Our record is silent as to why Curtis’s insurer settled with the plaintiff. In her brief, the plaintiff opines that the insurer paid $100,000, the maxi*71rmini amount of Curtis’s coverage, “to protect itself from additional exposure” due to doubt as to Curtis’s status at the time of the accident.
Prior to commencing suit, the plaintiff duly sent a notice of claim to the defendant pursuant to G. L. c. 258, § 4.
The town, in its memorandum in support of its motion for summary judgment, admitted that the Bourne council on aging is a body established pursuant to G. L. c. 40, § 8B, and a by-law of the town.
General Laws c. 258, § 2, as inserted by St. 1978, c. 512, § 15, provides in pertinent part that “(p)ublic employers shall be liable for . . . personal injury or death caused by the negligent or wrongful act or omission of any public employee while acting within the scope of his office or employment, in the same manner and to the same extent as a private individual under like circumstances. . . .”
The plaintiffs release contained a reservation of her rights with respect to Curtis’s “Personal Injury Protection coverage.” As to the effect of an express reservation against a private principal, see Karcher v. Burbank, 303 Mass. 303, 308-309 (1939).
General Laws c. 258, § 10, places several types of claims outside of the statute.

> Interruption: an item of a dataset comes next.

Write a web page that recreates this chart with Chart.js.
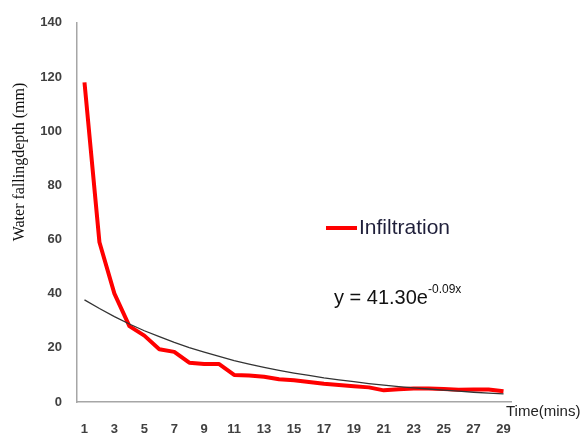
<!DOCTYPE html>
<html>
<head>
<meta charset="utf-8">
<script src="https://cdn.jsdelivr.net/npm/chart.js@4/dist/chart.umd.min.js"></script>
<style>
  html, body { margin: 0; padding: 0; background: #fff; }
  #wrap { width: 584px; height: 436px; position: relative; }
</style>
</head>
<body>
<div id="wrap"><canvas id="infChart" width="584" height="436"></canvas></div>
<script>
// Infiltration test - water falling depth vs time

const minutes = [1, 2, 3, 4, 5, 6, 7, 8, 9, 10, 11, 12, 13, 14, 15,
    16, 17, 18, 19, 20, 21, 22, 23, 24, 25, 26, 27, 28, 29];

const infiltration = [118, 59, 40, 28, 24.5, 19.5, 18.5, 14.5, 14, 14, 10, 9.8, 9.3, 8.4, 8,
    7.4, 6.7, 6.3, 5.8, 5.4, 4.3, 4.7, 5, 5, 4.8, 4.5, 4.6, 4.6, 4];

// exponential trendline
const trend = [37.7, 34.5, 31.5, 28.8, 26.3, 24.1, 22.0, 20.1, 18.4, 16.8, 15.3, 14.0, 12.8, 11.7, 10.7,
    9.8, 8.9, 8.2, 7.5, 6.8, 6.2, 5.7, 5.2, 4.8, 4.4, 4.0, 3.6, 3.3, 3.0];

const yTicks = [0, 20, 40, 60, 80, 100, 120, 140];

const seriesName = 'Infiltration';
const equation = 'y = 41.30e';
const equationExp = '-0.09x';
const xUnit = 'Time(mins)';
const yTitle = 'Water fallingdepth (mm)';

/**
 * Dibuja leyenda, ecuacion, titulo Y y etiqueta del eje X
 */
const extrasPlugin = {
    id: 'extras',
    afterDraw(chart) {
        const ctx = chart.ctx;
        ctx.save();

        // leyenda
        ctx.strokeStyle = '#ff0000';
        ctx.lineWidth = 4;
        ctx.beginPath();
        ctx.moveTo(326, 228);
        ctx.lineTo(357, 228);
        ctx.stroke();
        ctx.fillStyle = '#1f1f3a';
        ctx.font = '21px "Liberation Sans", sans-serif';
        ctx.textBaseline = 'middle';
        ctx.textAlign = 'left';
        ctx.fillText(seriesName, 359, 228);

        // ecuacion
        ctx.fillStyle = '#111';
        ctx.font = '20px "Liberation Sans", sans-serif';
        ctx.fillText(equation, 334, 298);
        const w = ctx.measureText(equation).width;
        ctx.font = '12px "Liberation Sans", sans-serif';
        ctx.fillText(equationExp, 334 + w, 290);

        // unidad eje X
        ctx.fillStyle = '#222';
        ctx.font = '15px "Liberation Sans", sans-serif';
        ctx.fillText(xUnit, 506, 412);

        // titulo eje Y
        ctx.translate(20, 162);
        ctx.rotate(-Math.PI / 2);
        ctx.textAlign = 'center';
        ctx.fillStyle = '#111';
        ctx.font = '16px "Liberation Serif", serif';
        ctx.fillText(yTitle, 0, 0);

        ctx.restore();
    }
};

const ctx = document.getElementById('infChart');

new Chart(ctx, {
    type: 'line',
    data: {
        labels: minutes,
        datasets: [
            {
                label: 'trend',
                data: trend,
                borderColor: '#333333',
                borderWidth: 1.3,
                pointRadius: 0,
                tension: 0,
                order: 1,
            },
            {
                label: seriesName,
                data: infiltration,
                borderColor: '#ff0000',
                borderWidth: 4,
                pointRadius: 0,
                tension: 0,
                borderJoinStyle: 'round',
                order: 2,
            },
        ],
    },
    options: {
        responsive: false,
        animation: false,
        layout: {
            padding: { top: 20, right: 73, bottom: 0, left: 0 },
        },
        plugins: {
            legend: { display: false },
            tooltip: { enabled: false },
        },
        scales: {
            x: {
                type: 'category',
                offset: true,
                grid: { display: false, drawTicks: false },
                border: { display: true, color: '#a6a6a6', width: 1.5 },
                ticks: {
                    autoSkip: false,
                    maxRotation: 0,
                    padding: 20,
                    color: '#404040',
                    font: { family: '"Liberation Sans", sans-serif', size: 13, weight: 'bold' },
                    callback: function (value, index) {
                        return index % 2 === 0 ? minutes[index] : '';
                    },
                },
                afterFit(scale) { scale.height = 34; },
            },
            y: {
                min: 0,
                max: 140,
                grid: { display: false, drawTicks: false },
                border: { display: true, color: '#a6a6a6', width: 1.5 },
                afterBuildTicks(scale) {
                    scale.ticks = yTicks.map(v => ({ value: v }));
                },
                ticks: {
                    padding: 15,
                    color: '#404040',
                    font: { family: '"Liberation Sans", sans-serif', size: 13, weight: 'bold' },
                },
                afterFit(scale) { scale.width = 77; },
            },
        },
    },
    plugins: [extrasPlugin],
});
</script>
</body>
</html>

We note the plaintiffs argument that the construction clause of the Act, St. 1978, c. 512, § 18, repealed the common law doctrine of release with respect to public employees, only to point out that the case relied on by her, Rogers v. Metropolitan Dist. Commn., 18 Mass. App. Ct. 337 (1984), expressly states that the repealing language in that clause “provides . . . that any inconsistent statutory provision not mentioned in the savings clause shall not apply” (emphasis supplied). Id. at 339.